Interior Design and Special Features
From the front seats, the BMW X6 is nearly identical to the X5 upon which it is based, though sportier seats and cushioned center console sides (to help protect knees during aggressive cornering) are unique to the X6. In BMW fashion, materials are top-notch and the whole thing is put together beautifully.
The big changes happen behind the front seats, mostly due to the sloping roof line that reduces rear headroom by about 2 inches. The rear seat is also only capable of accommodating two passengers, since the large rear center console is not removable. The rear seats are reasonably comfortable, but they lack any sort of adjustment. The dramatic roof line also cuts into the cargo area. Cargo capacity is sufficient for occasional hauling, with a decent 25 cubic feet with the seats up, but with the rear seats stowed, the X6 holds only 60 cubic feet (compared to the X5's 75 cubes). That's less capacity than what you'll get out of a Hyundai Tucson.

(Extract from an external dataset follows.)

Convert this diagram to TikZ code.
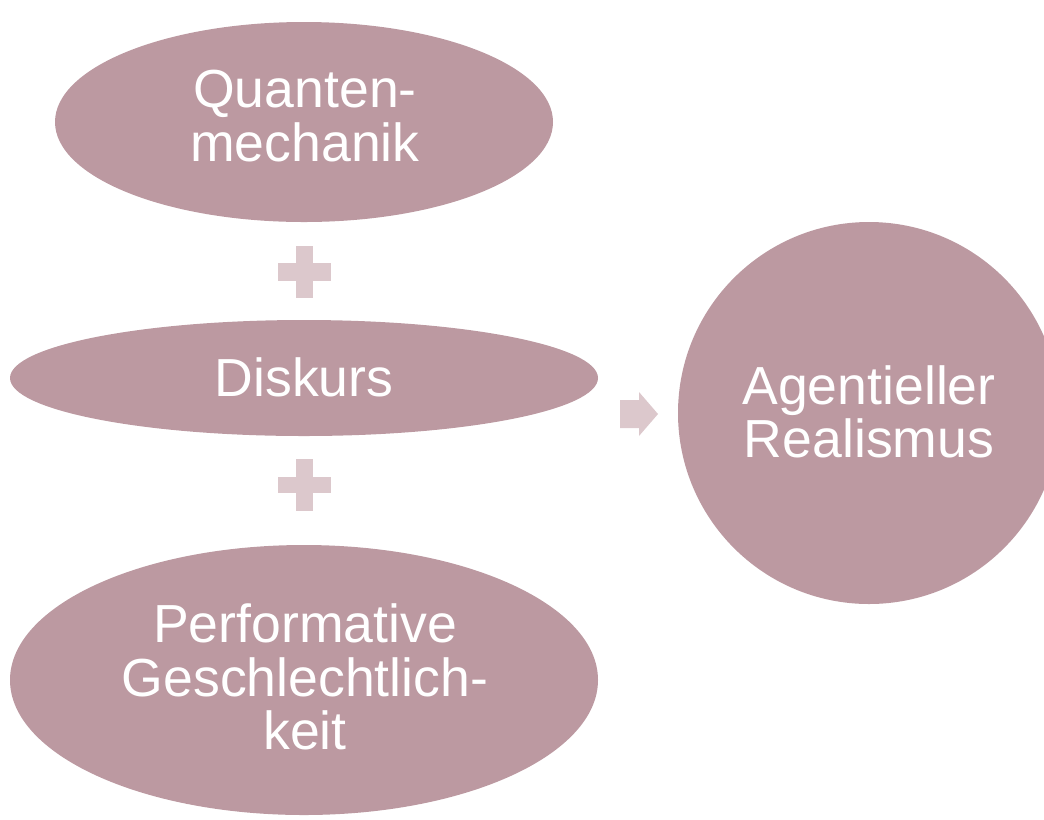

The 2011 BMW X6 delivers an astonishing amount of performance considering its size and weight. Cornering prowess is impressive thanks to a nearly perfect 50/50 weight distribution, wide, sticky tires and the Dynamic Performance Control all-wheel-drive system. The steering is another standout when going fast, but at slower speeds, it can be a tad too heavy.
Acceleration is brisk with either of the available engines -- the 35i is definitely more than enough. Braking power is remarkably strong and fade-free, especially considering this big Bimmer's heft. Despite the X6's athletic performance, ride comfort does not suffer. In everyday driving, the cabin keeps road and wind noise to a minimum, while the suspension soaks up road imperfections with ease.